Now, Guinness and pretty much every leading lager brand have their own individual glass design. This obviously helps to promote the brand, and leads to drinkers having a sense of ownership and feeling they are making a statement about what they are drinking. On the other hand, it could be argued that it helps people distinguish what are essentially pretty samey beers.

One obvious problem is that branded glasses are much more likely to be stolen than plain ones, particularly ones of a highly distinctive form such as the Leffe chalices now seen in Wetherspoon’s. However, my understanding is that they tend to be provided either free or at a substantial discount by brewers, so they may not be too concerned about their promotional material ending up in people’s houses.

Personally, I have to say I’m not a fan of stemmed pint glasses, which to me come across as unwieldy. That includes many leading brands such as Stella, San Miguel and Cruzcampo. I also find gold-rimmed glasses a touch “icky”. And getting a beer in the wrong branded glass is surely much worse than getting one in a plain glass.

This tweet illustrates the pitfalls of serving beer in the wrong glassware. Surely in this case, even a plain stemmed glass (which Wetherspoon’s have large stocks of) would have been better than an unmarked conical.

As I mentioned in my post about guest ales, the lack of branded glasses arguably puts cask at something of a disadvantage. Plenty of beers do have their own glasses but, like the Bass one, they tend to be just standard designs with the appropriate logo on it. Some brewers such as Robinson’s have generic branded glasses for their own pubs, and Lees have introduced the distinctive “grip” glass for their cask ales, although personally I’m not a fan. And, by definition, ever-changing guest ales are not going to come with a branded glass. Some pubs do make up for this by having a stock of glasses with their own logo.

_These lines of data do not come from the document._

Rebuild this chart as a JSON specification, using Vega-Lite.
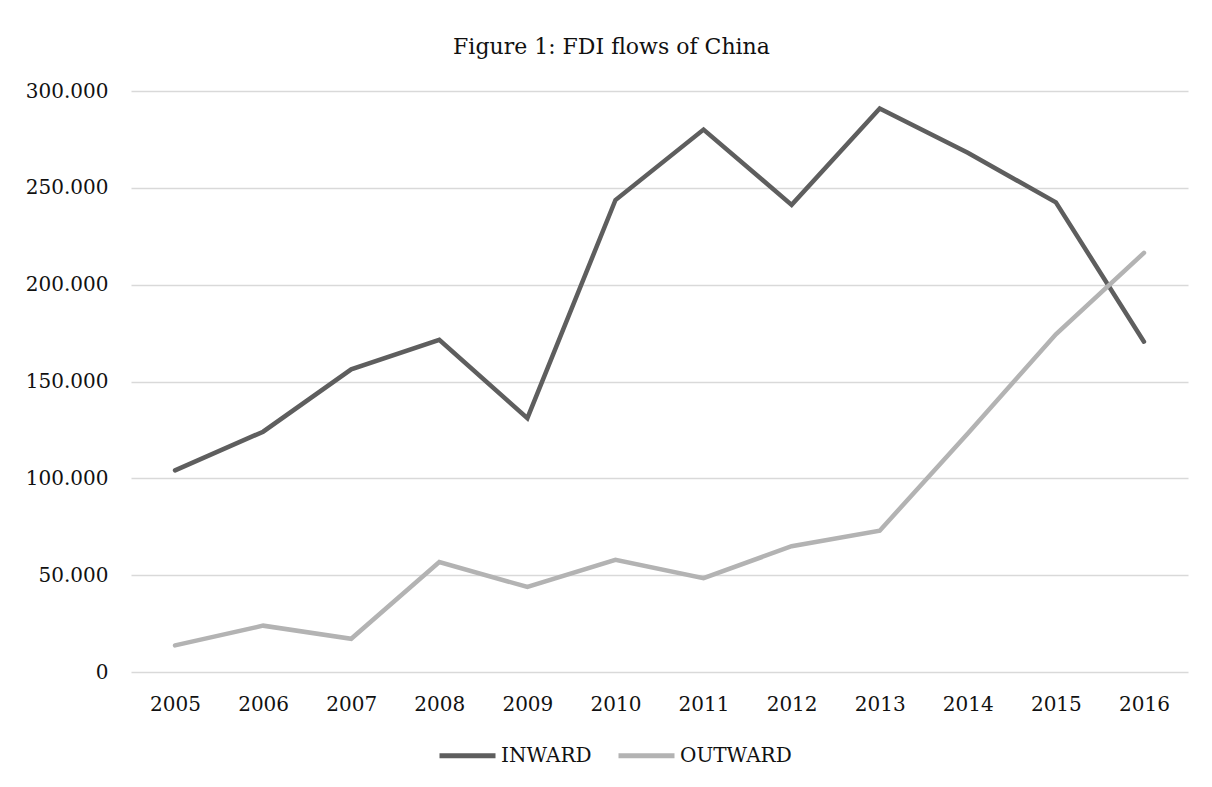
{
  "$schema": "https://vega.github.io/schema/vega-lite/v6.json",
  "autosize": {"type": "none"},
  "width": 1057,
  "height": 581,
  "padding": {"left": 131, "top": 91, "right": 24, "bottom": 115},
  "background": "white",
  "config": {"view": {"stroke": null}},
  "title": {
    "text": "Figure 1: FDI flows of China",
    "font": "DejaVu Serif",
    "fontSize": 22,
    "fontWeight": "normal",
    "color": "#111111",
    "anchor": "middle",
    "frame": "group",
    "dx": -48,
    "offset": 22
  },
  "data": {
    "values": [
      {"year": "2005", "series": "INWARD", "value": 104.109},
      {"year": "2006", "series": "INWARD", "value": 124.082},
      {"year": "2007", "series": "INWARD", "value": 156.249},
      {"year": "2008", "series": "INWARD", "value": 171.535},
      {"year": "2009", "series": "INWARD", "value": 131.057},
      {"year": "2010", "series": "INWARD", "value": 243.703},
      {"year": "2011", "series": "INWARD", "value": 280.072},
      {"year": "2012", "series": "INWARD", "value": 241.214},
      {"year": "2013", "series": "INWARD", "value": 290.928},
      {"year": "2014", "series": "INWARD", "value": 268.097},
      {"year": "2015", "series": "INWARD", "value": 242.489},
      {"year": "2016", "series": "INWARD", "value": 170.557},
      {"year": "2005", "series": "OUTWARD", "value": 13.73},
      {"year": "2006", "series": "OUTWARD", "value": 23.933},
      {"year": "2007", "series": "OUTWARD", "value": 17.155},
      {"year": "2008", "series": "OUTWARD", "value": 56.742},
      {"year": "2009", "series": "OUTWARD", "value": 43.89},
      {"year": "2010", "series": "OUTWARD", "value": 57.954},
      {"year": "2011", "series": "OUTWARD", "value": 48.421},
      {"year": "2012", "series": "OUTWARD", "value": 64.963},
      {"year": "2013", "series": "OUTWARD", "value": 72.971},
      {"year": "2014", "series": "OUTWARD", "value": 123.13},
      {"year": "2015", "series": "OUTWARD", "value": 174.391},
      {"year": "2016", "series": "OUTWARD", "value": 216.424}
    ]
  },
  "mark": {"type": "line", "strokeWidth": 4.5, "strokeCap": "round", "strokeJoin": "miter"},
  "encoding": {
    "x": {
      "field": "year",
      "type": "ordinal",
      "scale": {"type": "point", "padding": 0.5},
      "axis": {
        "title": null,
        "labelAngle": 0,
        "ticks": false,
        "domain": false,
        "grid": false,
        "labelPadding": 22,
        "labelFont": "DejaVu Serif",
        "labelFontSize": 20,
        "labelColor": "#111111"
      }
    },
    "y": {
      "field": "value",
      "type": "quantitative",
      "scale": {"domain": [0, 300], "nice": false},
      "axis": {
        "title": null,
        "values": [0, 50, 100, 150, 200, 250, 300],
        "labelExpr": "datum.value == 0 ? '0' : format(datum.value, '.3f')",
        "ticks": false,
        "domain": false,
        "grid": true,
        "gridColor": "#d9d9d9",
        "gridWidth": 1.4,
        "labelPadding": 23,
        "labelFont": "DejaVu Serif",
        "labelFontSize": 20,
        "labelColor": "#111111"
      }
    },
    "color": {
      "field": "series",
      "type": "nominal",
      "scale": {"domain": ["INWARD", "OUTWARD"], "range": ["#5e5e5e", "#b3b3b3"]},
      "legend": {
        "title": null,
        "orient": "none",
        "direction": "horizontal",
        "legendX": 306,
        "legendY": 634,
        "padding": 0,
        "symbolType": "stroke",
        "symbolSize": 3136,
        "symbolStrokeWidth": 5,
        "labelOffset": 3,
        "columnPadding": 16,
        "labelFont": "DejaVu Serif",
        "labelFontSize": 20,
        "labelColor": "#111111"
      }
    }
  }
}
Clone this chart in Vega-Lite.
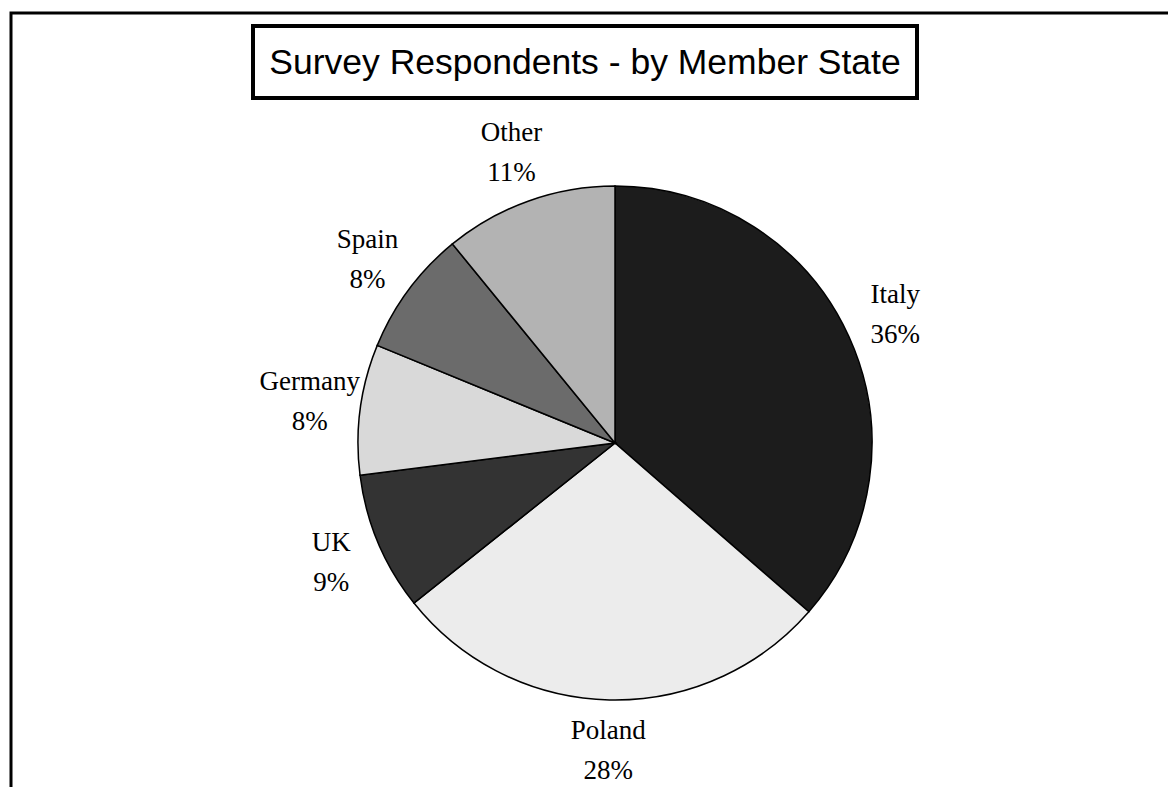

I recently ran a Twitter poll on this which produced some remarkably symmetrical results. Half of respondents thought that a branded glass did enhance their experience of drinking at least to some extent, while another half felt it made no difference or was actively offputting. I suspect, given the nature of my followers, the sample was heavily biased towards people who mainly drink cask.

Branded glasses are certainly here to stay, and it’s hard to avoid the conclusion that to some degree they do give pub drinking more of a sense of occasion. Plus a good-looking pint in its own glass might tempt others to try it. So, even when it is on as a permanent beer, this is something where cask possibly does lose out when it is competing for attention with other beers.